__SOURCE MATERIAL__
· · · ·
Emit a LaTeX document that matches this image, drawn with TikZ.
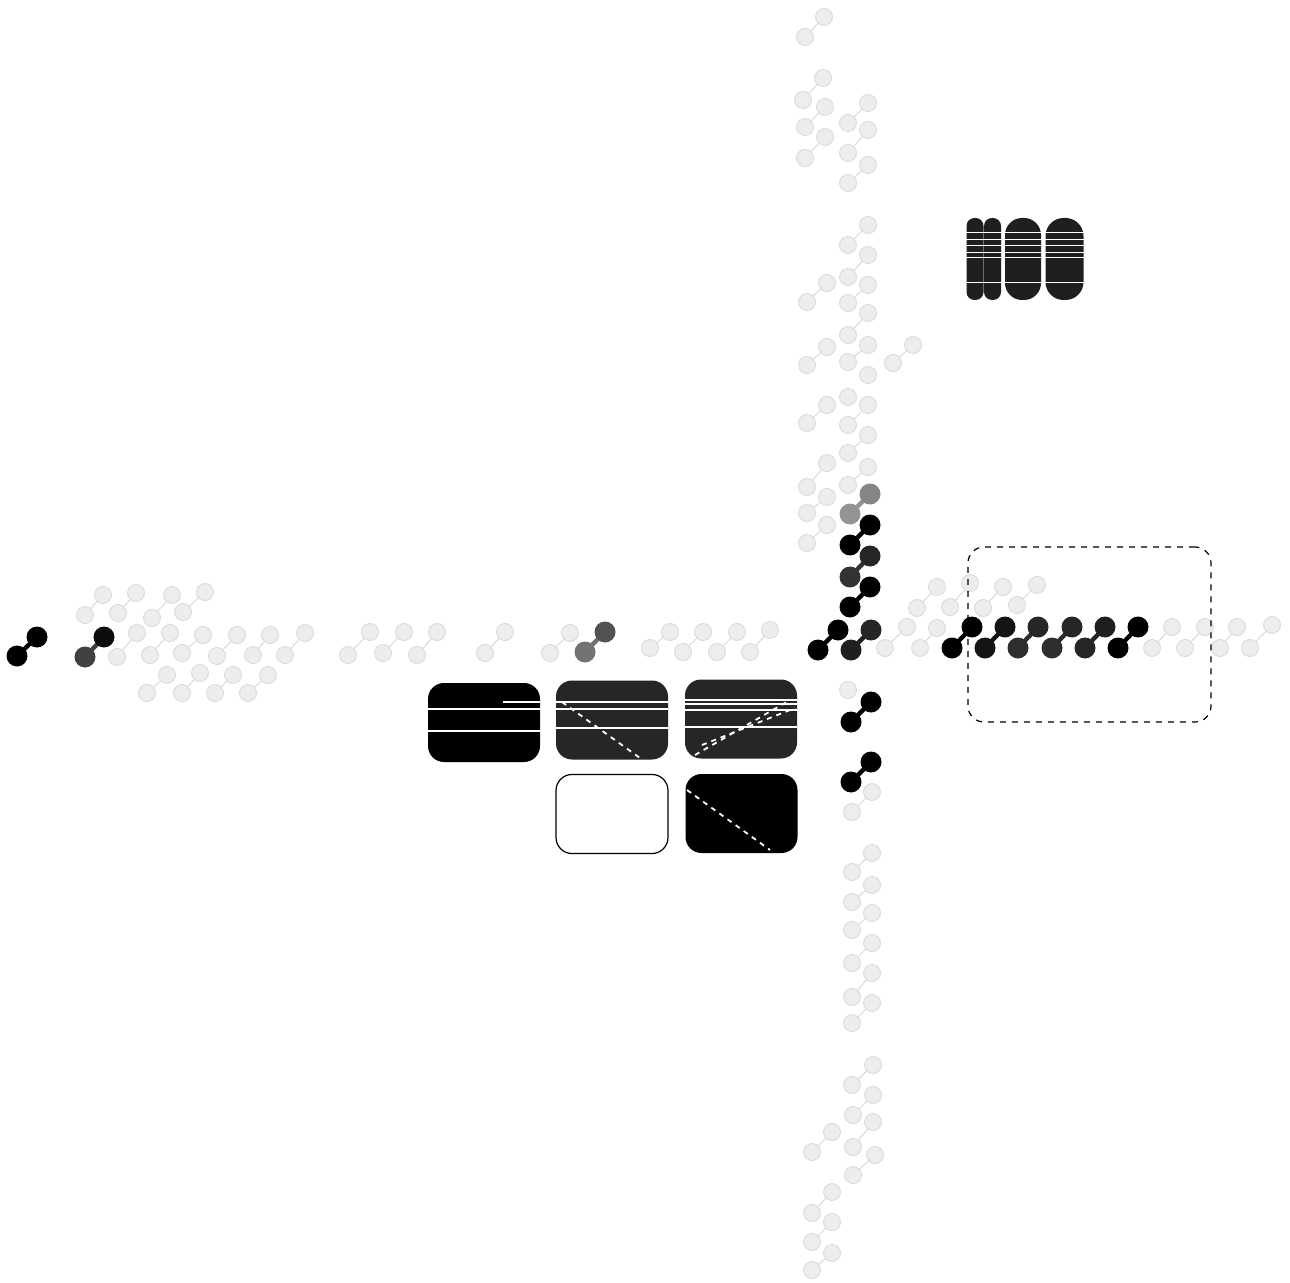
\documentclass[tikz,border=0pt]{standalone}
\usetikzlibrary{calc}
\newcounter{dcnt}
\tikzset{
  gball/.style={circle, inner sep=0pt, minimum size=8.5pt, fill=gray!14, draw=gray!30, line width=0.4pt},
  glink/.style={draw=gray!30, line width=0.5pt},
  dball/.style={circle, inner sep=0pt, minimum size=10.5pt, draw=none},
  dlink/.style={line width=2.2pt},
  panel/.style={rounded corners=8pt, inner sep=0pt, minimum width=56pt, minimum height=39.5pt},
  capsule/.style={inner sep=0pt, fill=black!88, minimum height=41pt},
  wline/.style={draw=white, line width=0.7pt},
  wdash/.style={draw=white, line width=0.9pt, dash pattern=on 2.5pt off 2.5pt},
}
\newcommand\mygd[4]{\stepcounter{dcnt}%
  \node[gball] (ga\arabic{dcnt}) at (#1,#2) {};
  \node[gball] (gb\arabic{dcnt}) at (#3,#4) {};
  \draw[glink] (ga\arabic{dcnt}) -- (gb\arabic{dcnt});}
\newcommand\mygc[2]{\stepcounter{dcnt}%
  \node[gball] (gs\arabic{dcnt}) at (#1,#2) {};}
\newcommand\mydd[6]{\stepcounter{dcnt}%
  \draw[dlink, draw=#5] (#1,#2) -- (#3,#4);
  \node[dball, fill=#5] (da\arabic{dcnt}) at (#1,#2) {};
  \node[dball, fill=#6] (db\arabic{dcnt}) at (#3,#4) {};}
\begin{document}
\begin{tikzpicture}[x=0.5pt, y=-0.5pt]
\useasboundingbox[fill=white] (0,0) rectangle (1290,1283);

% ---------- faint dimers: left cluster
\mygd{85}{615}{103}{595}
\mygd{118}{613}{136}{593}
\mygd{152}{618}{172}{595}
\mygd{183}{612}{205}{592}
\mygd{117}{657}{137}{633}
\mygd{150}{655}{170}{633}
\mygd{182}{653}{203}{635}
\mygd{217}{656}{237}{635}
\mygd{253}{655}{270}{635}
\mygd{285}{655}{305}{633}
\mygd{147}{693}{167}{675}
\mygd{182}{693}{200}{673}
\mygd{215}{693}{233}{675}
\mygd{248}{693}{268}{675}
% middle row
\mygd{348}{655}{370}{632}
\mygd{383}{653}{404}{632}
\mygd{417}{655}{437}{632}
\mygd{485}{653}{505}{632}
\mygd{550}{653}{570}{633}
\mygd{650}{648}{670}{632}
\mygd{683}{652}{703}{632}
\mygd{717}{652}{737}{632}
\mygd{750}{652}{770}{630}
% top column
\mygd{805}{37}{824}{17}
\mygd{803}{100}{823}{78}
\mygd{805}{127}{825}{107}
\mygd{805}{158}{825}{137}
\mygd{848}{123}{868}{103}
\mygd{848}{153}{868}{130}
\mygd{848}{183}{868}{165}
\mygd{848}{245}{868}{225}
\mygd{848}{277}{868}{255}
\mygd{807}{302}{827}{283}
\mygd{848}{303}{868}{285}
\mygd{848}{335}{868}{313}
\mygd{807}{365}{827}{347}
\mygd{848}{362}{868}{345}
\mygd{893}{363}{913}{345}
\mygc{868}{375}
\mygc{848}{397}
\mygd{807}{423}{827}{405}
\mygd{848}{425}{868}{405}
\mygd{848}{453}{868}{435}
\mygd{848}{485}{868}{467}
\mygd{807}{487}{827}{463}
\mygd{807}{513}{827}{497}
\mygd{807}{543}{827}{525}
% bottom column
\mygc{848}{690}
\mygd{852}{812}{872}{792}
\mygd{852}{872}{872}{853}
\mygd{852}{902}{872}{885}
\mygd{852}{930}{872}{913}
\mygd{852}{963}{872}{943}
\mygd{852}{997}{872}{973}
\mygd{852}{1023}{872}{1003}
\mygd{852}{1085}{873}{1065}
\mygd{853}{1115}{873}{1095}
\mygd{853}{1147}{873}{1122}
\mygd{812}{1152}{832}{1132}
\mygd{853}{1175}{875}{1155}
\mygd{812}{1213}{832}{1192}
\mygd{812}{1242}{832}{1222}
\mygd{812}{1270}{832}{1253}
% right side
\mygd{917}{608}{937}{587}
\mygd{950}{607}{970}{583}
\mygd{983}{608}{1003}{587}
\mygd{1017}{605}{1037}{585}
\mygd{885}{648}{907}{627}
\mygd{920}{648}{937}{628}
\mygd{1152}{648}{1172}{627}
\mygd{1185}{648}{1205}{627}
\mygd{1220}{648}{1237}{627}
\mygd{1250}{648}{1272}{625}

% ---------- dark dimers
\mydd{17}{656}{37}{637}{black}{black}
\mydd{85}{657}{104}{637}{black!75}{black!95}
\mydd{585}{652}{605}{632}{black!55}{black!68}
\mydd{850}{514}{870}{494}{black!42}{black!48}
\mydd{850}{545}{870}{525}{black}{black}
\mydd{850}{577}{870}{556}{black!80}{black!85}
\mydd{850}{607}{870}{587}{black}{black}
\mydd{818}{650}{838}{630}{black}{black}
\mydd{851}{650}{871}{630}{black!88}{black!85}
\mydd{851}{722}{871}{702}{black}{black}
\mydd{851}{782}{871}{762}{black}{black}
\mydd{952}{648}{972}{627}{black}{black}
\mydd{985}{648}{1005}{627}{black!92}{black!92}
\mydd{1018}{648}{1038}{627}{black!82}{black!85}
\mydd{1052}{648}{1072}{627}{black!82}{black!85}
\mydd{1085}{648}{1105}{627}{black!85}{black!88}
\mydd{1118}{648}{1138}{627}{black}{black}

% ---------- dashed frame
\node[draw, dashed, line width=0.6pt, rounded corners=8pt, inner sep=0pt,
      minimum width=121.5pt, minimum height=87.5pt] (frame) at (1089.5,634.5) {};

% ---------- panels
\node[panel, fill=black] (p1) at (484,722.5) {};
\node[panel, fill=black!85] (p2) at (612,720) {};
\node[panel, fill=black!85] (p3) at (741,719) {};
\node[panel, draw=black, line width=0.6pt, fill=white] (p4) at (612,814) {};
\node[panel, fill=black] (p5) at (741.5,813.5) {};
% white streaks
\draw[wline] (503,702) -- (540,702);
\draw[wline] (428,709) -- (540,709);
\draw[wline] (428,731) -- (540,731);
\draw[wline] (556,702) -- (668,702);
\draw[wline] (556,709) -- (668,709);
\draw[wline] (556,728) -- (668,728);
\draw[wdash] (562,702) -- (640,758);
\draw[wline] (685,700) -- (797,700);
\draw[wline] (685,704) -- (797,704);
\draw[wline] (685,710) -- (797,710);
\draw[wline] (685,727) -- (797,727);
\draw[wdash] (695,755) -- (790,700);
\draw[wdash] (702,745) -- (795,708);
\draw[wdash] (687,790) -- (770,850);

% ---------- capsules
\node[capsule, minimum width=8.5pt, rounded corners=4pt] (c1) at (975,259) {};
\node[capsule, minimum width=8.5pt, rounded corners=4pt] (c2) at (992.5,259) {};
\node[capsule, minimum width=18pt, rounded corners=8.5pt] (c3) at (1023,259) {};
\node[capsule, minimum width=19pt, rounded corners=9pt] (c4) at (1064.5,259) {};
\foreach \yy in {233,240,246,253,258,283}
  \draw[wline, line width=0.5pt] (966,\yy) -- (1085,\yy);
\end{tikzpicture}
\end{document}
· · · ·
__WORK TO COMPLETE__
Keep the pictures out of the copy and write out the data exactly as it stands.

__SOLUTION FOR THIS TASK__
Emit a LaTeX document that matches this image, drawn with TikZ.
\documentclass[tikz,border=0pt]{standalone}
\usetikzlibrary{calc}
\newcounter{dcnt}
\tikzset{
  gball/.style={circle, inner sep=0pt, minimum size=8.5pt, fill=gray!14, draw=gray!30, line width=0.4pt},
  glink/.style={draw=gray!30, line width=0.5pt},
  dball/.style={circle, inner sep=0pt, minimum size=10.5pt, draw=none},
  dlink/.style={line width=2.2pt},
  panel/.style={rounded corners=8pt, inner sep=0pt, minimum width=56pt, minimum height=39.5pt},
  capsule/.style={inner sep=0pt, fill=black!88, minimum height=41pt},
  wline/.style={draw=white, line width=0.7pt},
  wdash/.style={draw=white, line width=0.9pt, dash pattern=on 2.5pt off 2.5pt},
}
\newcommand\mygd[4]{\stepcounter{dcnt}%
  \node[gball] (ga\arabic{dcnt}) at (#1,#2) {};
  \node[gball] (gb\arabic{dcnt}) at (#3,#4) {};
  \draw[glink] (ga\arabic{dcnt}) -- (gb\arabic{dcnt});}
\newcommand\mygc[2]{\stepcounter{dcnt}%
  \node[gball] (gs\arabic{dcnt}) at (#1,#2) {};}
\newcommand\mydd[6]{\stepcounter{dcnt}%
  \draw[dlink, draw=#5] (#1,#2) -- (#3,#4);
  \node[dball, fill=#5] (da\arabic{dcnt}) at (#1,#2) {};
  \node[dball, fill=#6] (db\arabic{dcnt}) at (#3,#4) {};}
\begin{document}
\begin{tikzpicture}[x=0.5pt, y=-0.5pt]
\useasboundingbox[fill=white] (0,0) rectangle (1290,1283);

% ---------- faint dimers: left cluster
\mygd{85}{615}{103}{595}
\mygd{118}{613}{136}{593}
\mygd{152}{618}{172}{595}
\mygd{183}{612}{205}{592}
\mygd{117}{657}{137}{633}
\mygd{150}{655}{170}{633}
\mygd{182}{653}{203}{635}
\mygd{217}{656}{237}{635}
\mygd{253}{655}{270}{635}
\mygd{285}{655}{305}{633}
\mygd{147}{693}{167}{675}
\mygd{182}{693}{200}{673}
\mygd{215}{693}{233}{675}
\mygd{248}{693}{268}{675}
% middle row
\mygd{348}{655}{370}{632}
\mygd{383}{653}{404}{632}
\mygd{417}{655}{437}{632}
\mygd{485}{653}{505}{632}
\mygd{550}{653}{570}{633}
\mygd{650}{648}{670}{632}
\mygd{683}{652}{703}{632}
\mygd{717}{652}{737}{632}
\mygd{750}{652}{770}{630}
% top column
\mygd{805}{37}{824}{17}
\mygd{803}{100}{823}{78}
\mygd{805}{127}{825}{107}
\mygd{805}{158}{825}{137}
\mygd{848}{123}{868}{103}
\mygd{848}{153}{868}{130}
\mygd{848}{183}{868}{165}
\mygd{848}{245}{868}{225}
\mygd{848}{277}{868}{255}
\mygd{807}{302}{827}{283}
\mygd{848}{303}{868}{285}
\mygd{848}{335}{868}{313}
\mygd{807}{365}{827}{347}
\mygd{848}{362}{868}{345}
\mygd{893}{363}{913}{345}
\mygc{868}{375}
\mygc{848}{397}
\mygd{807}{423}{827}{405}
\mygd{848}{425}{868}{405}
\mygd{848}{453}{868}{435}
\mygd{848}{485}{868}{467}
\mygd{807}{487}{827}{463}
\mygd{807}{513}{827}{497}
\mygd{807}{543}{827}{525}
% bottom column
\mygc{848}{690}
\mygd{852}{812}{872}{792}
\mygd{852}{872}{872}{853}
\mygd{852}{902}{872}{885}
\mygd{852}{930}{872}{913}
\mygd{852}{963}{872}{943}
\mygd{852}{997}{872}{973}
\mygd{852}{1023}{872}{1003}
\mygd{852}{1085}{873}{1065}
\mygd{853}{1115}{873}{1095}
\mygd{853}{1147}{873}{1122}
\mygd{812}{1152}{832}{1132}
\mygd{853}{1175}{875}{1155}
\mygd{812}{1213}{832}{1192}
\mygd{812}{1242}{832}{1222}
\mygd{812}{1270}{832}{1253}
% right side
\mygd{917}{608}{937}{587}
\mygd{950}{607}{970}{583}
\mygd{983}{608}{1003}{587}
\mygd{1017}{605}{1037}{585}
\mygd{885}{648}{907}{627}
\mygd{920}{648}{937}{628}
\mygd{1152}{648}{1172}{627}
\mygd{1185}{648}{1205}{627}
\mygd{1220}{648}{1237}{627}
\mygd{1250}{648}{1272}{625}

% ---------- dark dimers
\mydd{17}{656}{37}{637}{black}{black}
\mydd{85}{657}{104}{637}{black!75}{black!95}
\mydd{585}{652}{605}{632}{black!55}{black!68}
\mydd{850}{514}{870}{494}{black!42}{black!48}
\mydd{850}{545}{870}{525}{black}{black}
\mydd{850}{577}{870}{556}{black!80}{black!85}
\mydd{850}{607}{870}{587}{black}{black}
\mydd{818}{650}{838}{630}{black}{black}
\mydd{851}{650}{871}{630}{black!88}{black!85}
\mydd{851}{722}{871}{702}{black}{black}
\mydd{851}{782}{871}{762}{black}{black}
\mydd{952}{648}{972}{627}{black}{black}
\mydd{985}{648}{1005}{627}{black!92}{black!92}
\mydd{1018}{648}{1038}{627}{black!82}{black!85}
\mydd{1052}{648}{1072}{627}{black!82}{black!85}
\mydd{1085}{648}{1105}{627}{black!85}{black!88}
\mydd{1118}{648}{1138}{627}{black}{black}

% ---------- dashed frame
\node[draw, dashed, line width=0.6pt, rounded corners=8pt, inner sep=0pt,
      minimum width=121.5pt, minimum height=87.5pt] (frame) at (1089.5,634.5) {};

% ---------- panels
\node[panel, fill=black] (p1) at (484,722.5) {};
\node[panel, fill=black!85] (p2) at (612,720) {};
\node[panel, fill=black!85] (p3) at (741,719) {};
\node[panel, draw=black, line width=0.6pt, fill=white] (p4) at (612,814) {};
\node[panel, fill=black] (p5) at (741.5,813.5) {};
% white streaks
\draw[wline] (503,702) -- (540,702);
\draw[wline] (428,709) -- (540,709);
\draw[wline] (428,731) -- (540,731);
\draw[wline] (556,702) -- (668,702);
\draw[wline] (556,709) -- (668,709);
\draw[wline] (556,728) -- (668,728);
\draw[wdash] (562,702) -- (640,758);
\draw[wline] (685,700) -- (797,700);
\draw[wline] (685,704) -- (797,704);
\draw[wline] (685,710) -- (797,710);
\draw[wline] (685,727) -- (797,727);
\draw[wdash] (695,755) -- (790,700);
\draw[wdash] (702,745) -- (795,708);
\draw[wdash] (687,790) -- (770,850);

% ---------- capsules
\node[capsule, minimum width=8.5pt, rounded corners=4pt] (c1) at (975,259) {};
\node[capsule, minimum width=8.5pt, rounded corners=4pt] (c2) at (992.5,259) {};
\node[capsule, minimum width=18pt, rounded corners=8.5pt] (c3) at (1023,259) {};
\node[capsule, minimum width=19pt, rounded corners=9pt] (c4) at (1064.5,259) {};
\foreach \yy in {233,240,246,253,258,283}
  \draw[wline, line width=0.5pt] (966,\yy) -- (1085,\yy);
\end{tikzpicture}
\end{document}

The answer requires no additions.